Figure 3-9 shows the overall diagram of UXDD development.

FIGURE 3-9

FIGURE 3-9 The overall diagram of UX-Driven Design

MVC, MVP, MVVM, and other patterns

Short for Model-View-Controller, MVC is a pattern devised in the 1980s to originally architect the entire application. Applications of the time, though, were essentially monolithic and MVC as a general pattern totally made sense. The primary goal of MVC is to split the application into distinct pieces—the model, the view, and the controller.

The model refers to state of the application, wraps the application’s functionalities, and notifies the view of state changes. The view refers to the generation of any graphical elements displayed to the user, and it captures and handles any user gestures. The controller maps user gestures to actions on the model and selects the next view. These three actors are often referred to as the MVC triad.

The MVC pattern evolved into Model-View-Presenter (MVP) where the presenter element replaced the controller and took more responsibility, essentially summing the orchestration of tasks to the rendering of the view. In MVP, view and model are neatly separated and the presenter mediates between them.
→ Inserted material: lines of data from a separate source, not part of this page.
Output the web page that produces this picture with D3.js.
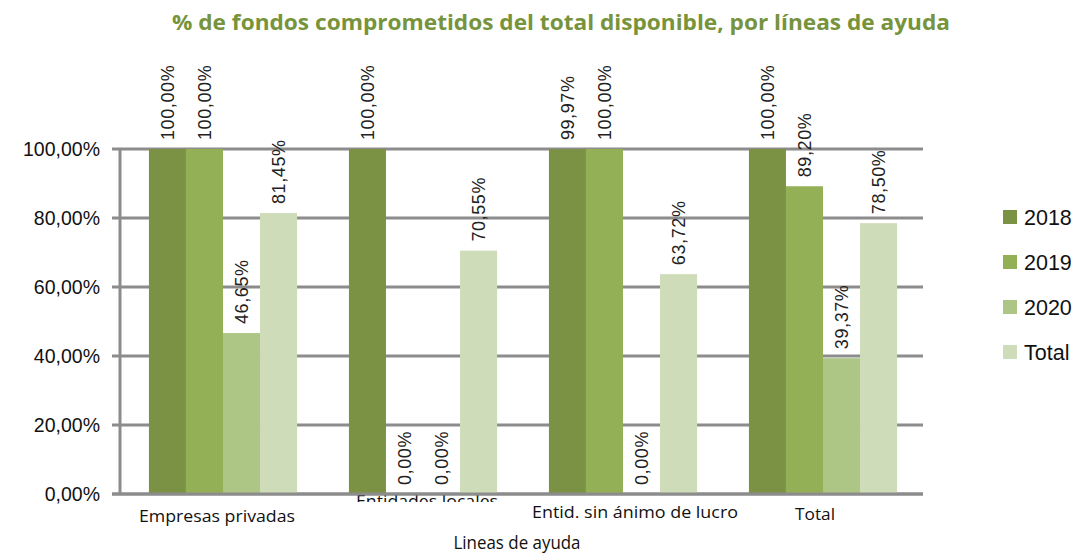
<!DOCTYPE html>
<html><head><meta charset="utf-8">
<script src="https://cdn.jsdelivr.net/npm/d3@7"></script>
<style>body{margin:0;background:#fff}svg{display:block}</style>
</head><body>
<svg id="c" width="1075" height="556"></svg>
<script>
const categories = ["Empresas privadas","Entidades locales","Entid. sin ánimo de lucro","Total"];
const seriesNames = ["2018","2019","2020","Total"];
const v2018 = [100.00, 100.00, 99.97, 100.00];
const v2019 = [100.00, 0.00, 100.00, 89.20];
const v2020 = [46.65, 0.00, 0.00, 39.37];
const vTotal = [81.45, 70.55, 63.72, 78.50];
const yTicks = [0,20,40,60,80,100];
const title = "% de fondos comprometidos del total disponible, por líneas de ayuda";
const xTitle = "Lineas de ayuda";
const colors = ["#7b9244","#94b056","#aec685","#cfdcb9"];

const values = [v2018, v2019, v2020, vTotal];
const svg = d3.select("#c");
const font = "'Open Sans', sans-serif";
const font2 = "'Liberation Sans', Arial, sans-serif";
const fmt = v => d3.format(".2f")(v).replace(".", ",") + "%";

const x0 = d3.scaleBand().domain(categories).range([123, 923]).paddingInner(0).paddingOuter(0);
const x1 = d3.scaleBand().domain(seriesNames).range([0, x0.bandwidth()]).paddingInner(0).paddingOuter(0.7);
const y = d3.scaleLinear().domain([0, 100]).range([494, 149]);

// gridlines
svg.append("g").selectAll("line").data(yTicks).join("line")
  .attr("x1", 112).attr("x2", 923)
  .attr("y1", d => y(d)).attr("y2", d => y(d))
  .attr("stroke", "#8c8c8c").attr("stroke-width", 3);
// y axis line
svg.append("line").attr("x1", 120).attr("x2", 120).attr("y1", y(100)).attr("y2", y(0))
  .attr("stroke", "#8c8c8c").attr("stroke-width", 3);

// y tick labels
svg.append("g").selectAll("text").data(yTicks).join("text")
  .attr("x", 100).attr("y", d => y(d)).attr("dy", "0.36em")
  .attr("text-anchor", "end").attr("font-family", font2).attr("font-size", 19.5).attr("fill", "#111")
  .text(d => fmt(d));

// category labels
const defs = svg.append("defs");
defs.append("clipPath").attr("id", "clipLab").append("rect").attr("x", 300).attr("y", 495).attr("width", 260).attr("height", 7);
const catLab = [
  {y: 522, len: 156, dx: -6},
  {y: 507, len: 142, dx: 4},
  {y: 518, len: 206, dx: 12},
  {y: 520, len: 40, dx: -8}
];
categories.forEach((c, i) => {
  const t = svg.append("text")
    .attr("x", x0(c) + x0.bandwidth() / 2 + catLab[i].dx).attr("y", catLab[i].y)
    .attr("text-anchor", "middle").attr("font-family", font).attr("font-size", 15.5).attr("fill", "#111")
    .attr("textLength", catLab[i].len).attr("lengthAdjust", "spacingAndGlyphs")
    .text(c);
  if (i === 1) t.attr("clip-path", "url(#clipLab)");
});

// bars
const rows = [];
categories.forEach((c, i) => seriesNames.forEach((s, j) => rows.push({c, s, j, v: values[j][i]})));
svg.append("g").selectAll("rect").data(rows).join("rect")
  .attr("x", d => x0(d.c) + x1(d.s)).attr("width", x1.bandwidth())
  .attr("y", d => y(d.v)).attr("height", d => y(0) - y(d.v))
  .attr("fill", d => colors[d.j]);

// bottom axis line over bars
svg.append("line").attr("x1", 112).attr("x2", 923).attr("y1", y(0)).attr("y2", y(0))
  .attr("stroke", "#8c8c8c").attr("stroke-width", 3);

// data labels
svg.append("g").selectAll("text").data(rows).join("text")
  .attr("transform", d => `translate(${x0(d.c) + x1(d.s) + x1.bandwidth() / 2},${y(d.v) - 9}) rotate(-90)`)
  .attr("dy", "0.36em").attr("text-anchor", "start")
  .attr("font-family", font2).attr("font-size", 18).attr("letter-spacing", 0.6).attr("fill", "#222")
  .text(d => fmt(d.v));

// title
svg.append("text").attr("x", 561).attr("y", 30).attr("text-anchor", "middle")
  .attr("font-family", font).attr("font-weight", "bold").attr("font-size", 21).attr("fill", "#77933c")
  .attr("textLength", 778).attr("lengthAdjust", "spacingAndGlyphs")
  .text(title);

// x axis title
svg.append("text").attr("x", 517).attr("y", 549).attr("text-anchor", "middle")
  .attr("font-family", font).attr("font-size", 18).attr("fill", "#111")
  .attr("textLength", 127).attr("lengthAdjust", "spacingAndGlyphs")
  .text(xTitle);

// legend
const lg = svg.append("g").selectAll("g").data(seriesNames).join("g")
  .attr("transform", (d, i) => `translate(1003,${217 + i * 45})`);
lg.append("rect").attr("x", 0).attr("y", -7).attr("width", 14).attr("height", 14).attr("fill", (d, i) => colors[i]);
lg.append("text").attr("x", 21).attr("y", 0).attr("dy", "0.36em")
  .attr("font-family", font2).attr("font-size", 21.5).attr("fill", "#111").text(d => d);
</script>
</body></html>
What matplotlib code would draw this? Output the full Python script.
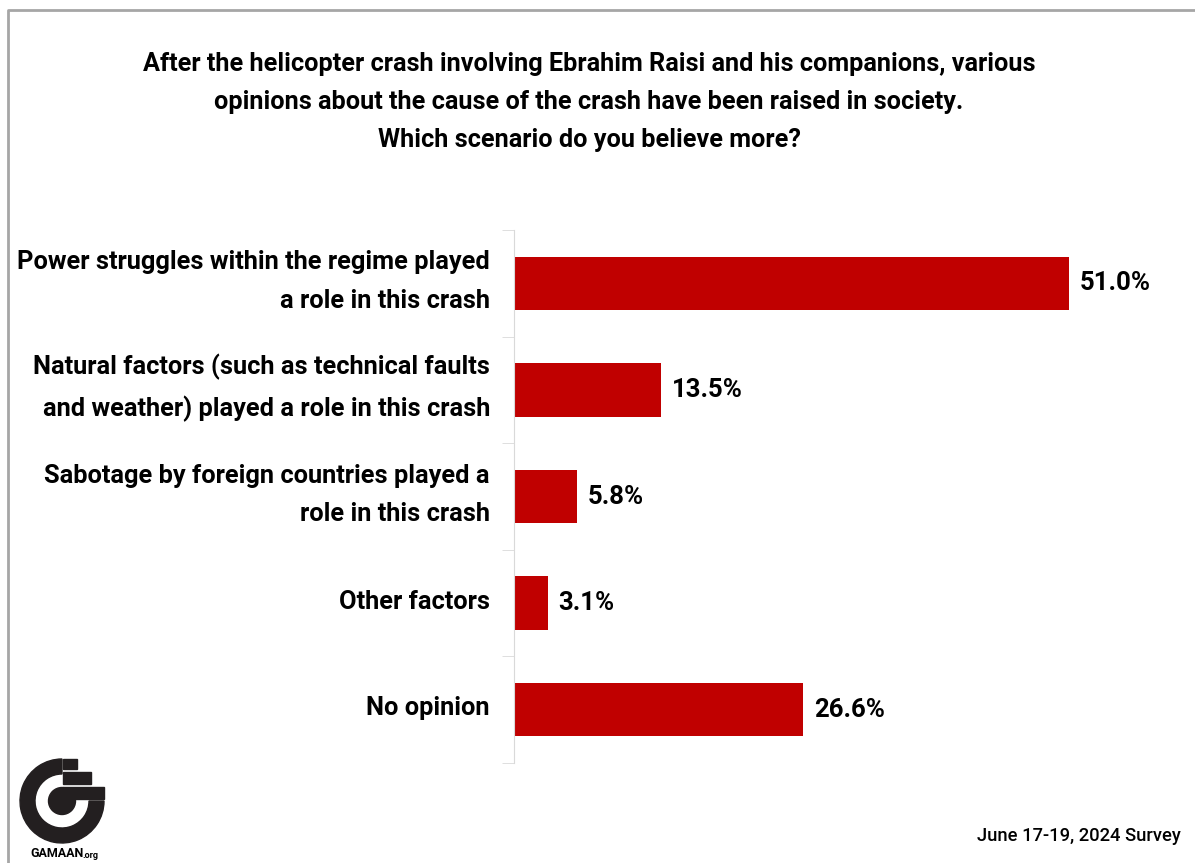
import matplotlib
matplotlib.use("Agg")
import matplotlib.pyplot as plt
from matplotlib.patches import Wedge, Circle, Rectangle
import numpy as np

plt.rcParams['font.family'] = ['Roboto', 'DejaVu Sans']

# -----------------------------
# Data
# -----------------------------
categories = [
    "Power struggles within the regime played\na role in this crash",
    "Natural factors (such as technical faults\nand weather) played a role in this crash",
    "Sabotage by foreign countries played a\nrole in this crash",
    "Other factors",
    "No opinion",
]
values = [51.0, 13.5, 5.8, 3.1, 26.6]
title = ("After the helicopter crash involving Ebrahim Raisi and his companions, various\n"
         "opinions about the cause of the crash have been raised in society.\n"
         "Which scenario do you believe more?")
footer = "June 17-19, 2024 Survey"

W, H = 1195, 863
fig = plt.figure(figsize=(W / 100, H / 100), dpi=100)

# -----------------------------
# Bar chart
# -----------------------------
ax_w = 653
ax = fig.add_axes([514 / W, 1 - 763 / H, ax_w / W, 533 / H])
y = np.arange(len(categories))
ax.barh(y, values, height=0.5, color="#C00000")
ax.set_xlim(0, 60)
ax.set_ylim(len(categories) - 0.5, -0.5)

for s in ["top", "right", "bottom"]:
    ax.spines[s].set_visible(False)
ax.spines["left"].set_color("#d9d9d9")
ax.xaxis.set_visible(False)

ax.set_yticks([])
ax.set_yticks(np.arange(-0.5, len(categories)), minor=True)
ax.tick_params(axis="y", which="minor", length=9, color="#d9d9d9", labelleft=False)

# category labels, slightly above bar centre like the original
for yi, lab in zip(y, categories):
    ax.text(-24 / ax_w, yi - 0.015, lab, transform=ax.get_yaxis_transform(),
            ha="right", va="center", multialignment="right",
            fontsize=18.3, fontweight="bold", linespacing=1.76)

for yi, v in zip(y, values):
    ax.text(v + 1.0, yi, f"{v:.1f}%", va="center", ha="left",
            fontsize=18.5, fontweight="bold")

# -----------------------------
# Title, footer
# -----------------------------
fig.text(589 / W, 1 - 102 / H, title, ha="center", va="center",
         fontsize=18.2, fontweight="bold", linespacing=1.75)
fig.text(1181 / W, 1 - 836 / H, footer, ha="right", va="center",
         fontsize=13.2, fontweight="medium")

# -----------------------------
# Frame and logo (pixel coords overlay)
# -----------------------------
ov = fig.add_axes([0, 0, 1, 1], zorder=-1)
ov.set_xlim(0, W)
ov.set_ylim(H, 0)
ov.axis("off")
ov.plot([8, 8, W], [H, 10, 10], color="#a6a6a6", lw=2)

ov2 = fig.add_axes([0, 0, 1, 1])
ov2.set_xlim(0, W)
ov2.set_ylim(H, 0)
ov2.axis("off")
cx, cy = 62, 801
ov2.add_patch(Wedge((cx, cy), 42, 0, 270, width=15, color="#231f20"))
ov2.add_patch(Circle((cx, cy), 13.5, color="#231f20"))
ov2.add_patch(Rectangle((63, 787), 41, 12, color="#231f20"))
ov2.add_patch(Rectangle((63, 772), 28, 12, color="#231f20"))
ov2.add_patch(Rectangle((63, 759), 14, 10, color="#231f20"))
ov2.text(30, 853, "GAMAAN", fontsize=9, fontweight="bold", ha="left", va="center")
ov2.text(82, 855, ".org", fontsize=6.5, fontweight="bold", ha="left", va="center")

fig.savefig("out.png", dpi=100, facecolor="white")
Model-View-ViewModel (MVVM) is a much more popular name for a pattern that was originally introduced as Presentation Model. In MVVM, you have a class that incorporates both the commands and view model for the UI. A single class—the view model object—exposes properties to bind to UI visual components and methods to bind to UI events. MVVM is particularly suited to application scenarios where a powerful bidirectional data-binding mechanism exists. This is especially true for XAML-based applications and Universal Windows applications.

Don’t get me wrong: in the context of layered applications, MVC, MVP, and MVVM are all patterns for the sole presentation layer.